The Main Problem
The original report of this problem is ticket #2409. The problem appears when an SQLITE_BUSY error occurs in the middle of an explicit transaction. The database file has not been damaged at this point, but it is possible that the in-memory cache of the database could be inconsistent. If the cache is left in an inconsistent state and the transaction is subsequently committed, then the database might well end up being corrupted.
How To Avoid The Problem
- If you start your transaction using "BEGIN EXCLUSIVE" instead of just "BEGIN" then it is impossible to ever get an SQLITE_BUSY error in the middle of the transaction. Hence the problem cannot occur. On the other hand, you lose some concurrency because other processes cannot read the database file while you are running an exclusive transaction.

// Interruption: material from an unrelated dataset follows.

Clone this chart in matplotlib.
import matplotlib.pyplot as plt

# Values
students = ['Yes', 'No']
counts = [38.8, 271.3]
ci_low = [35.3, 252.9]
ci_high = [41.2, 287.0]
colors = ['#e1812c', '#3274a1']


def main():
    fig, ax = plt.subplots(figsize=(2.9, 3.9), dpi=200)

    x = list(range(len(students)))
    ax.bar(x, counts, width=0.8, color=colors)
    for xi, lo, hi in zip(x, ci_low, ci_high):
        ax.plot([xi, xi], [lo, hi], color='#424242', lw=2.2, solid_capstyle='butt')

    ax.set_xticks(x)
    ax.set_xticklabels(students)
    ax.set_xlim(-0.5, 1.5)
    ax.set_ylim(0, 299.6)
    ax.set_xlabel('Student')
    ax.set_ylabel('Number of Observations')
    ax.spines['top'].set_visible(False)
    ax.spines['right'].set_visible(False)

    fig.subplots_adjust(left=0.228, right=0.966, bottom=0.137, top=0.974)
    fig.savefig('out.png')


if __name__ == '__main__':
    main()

- You can avoid SQLITE_BUSY errors by using the sqlite3_busy_handler() or sqlite3_busy_timeout() interfaces to intercept failed locking attempts and retry the lock after a short delay.
- If you do encounter an SQLITE_BUSY error on a statement,
other than a COMMIT statement,
within a transaction, the only safe
thing to do is execute a ROLLBACK command to roll back
the entire transaction. If you try to reissue the failed
statement, or issue a different statement, or if you try
to commit the transaction, database corruption might
result.
-
Note: It is safe to retry a COMMIT
command that returns SQLITE_BUSY. You can also retry
any command that returns SQLITE_BUSY that is not run
from within a transaction. But if SQLITE_BUSY is
returned for any command other than COMMIT that is
run from within a transaction, you must rollback
the transaction immediately to avoid corrupting
the database file.
- The only time you will ever get an SQLITE_BUSY error for a non-COMMIT command within a transaction is if your database change has become so big that it will no longer fit entirely in cache. If you increase the cache size from the default 2000 pages, you might reduce the chance of this ever happening.
- If you are certain that no other processes will ever try to read the database file at the same time you have your transaction open, then SQLITE_BUSY can never occur in your application and this problem will never come up.
Related Problems
Similar problems may occur if a statement within a transaction is aborted due to a call to sqlite3_interrupt() or due to a progress handler callback returning non-zero. The return codes for these events are SQLITE_INTERRUPT and SQLITE_ABORT respectively. If you have a query within a transaction that returns SQLITE_INTERRUPT or SQLITE_ABORT, the only safe thing to do is to rollback the transaction.
If a statement fails due to SQLITE_BUSY, SQLITE_INTERRUPT, or SQLITE_ABORT then you should not try to read the database until after the transaction has been rolled back. You cannot corrupt the database file by reading, but you might well get an SQLITE_CORRUPT error during your read, or (worse) you might get incorrect data. If you have two or more database connections that share the same cache (using the shared cache mode) and one connection encounters a BUSY, INTERRUPT, or ABORT error, then the other connections should avoid reading the database until the transaction has rolled back.
How This Problem Will Be Fixed
In SQLite version 3.2.8 and earlier, when this situation would arise, SQLite would return SQLITE_IOERR and automatically rollback the transaction, rather than return SQLITE_BUSY. The fix in version 3.4.0 will be to revert to the 3.2.8 behavior. If the in-memory database cache overflows during a large transaction and SQLite is unable to acquire an exclusive lock on the database file in order to spill the cache into the database, then it will return SQLITE_IOERR (or SQLITE_IOERR_BLOCKED if you have extended result codes enabled) and will automatically rollback the transaction. SQLite might still return SQLITE_BUSY in some cases, but when it does return SQLITE_BUSY you can be assured that it is safe to retry the statement or commit the transaction.
The SQLITE_INTERRUPT and SQLITE_ABORT functionality is rarely used so we will merely change it to automatically rollback any open transactions. Such a change is unlikely to present any compatibility issues.
And, of course, we will be adding many new tests to the automated test suite to help insure that this particular class of errors does not recur in a future release.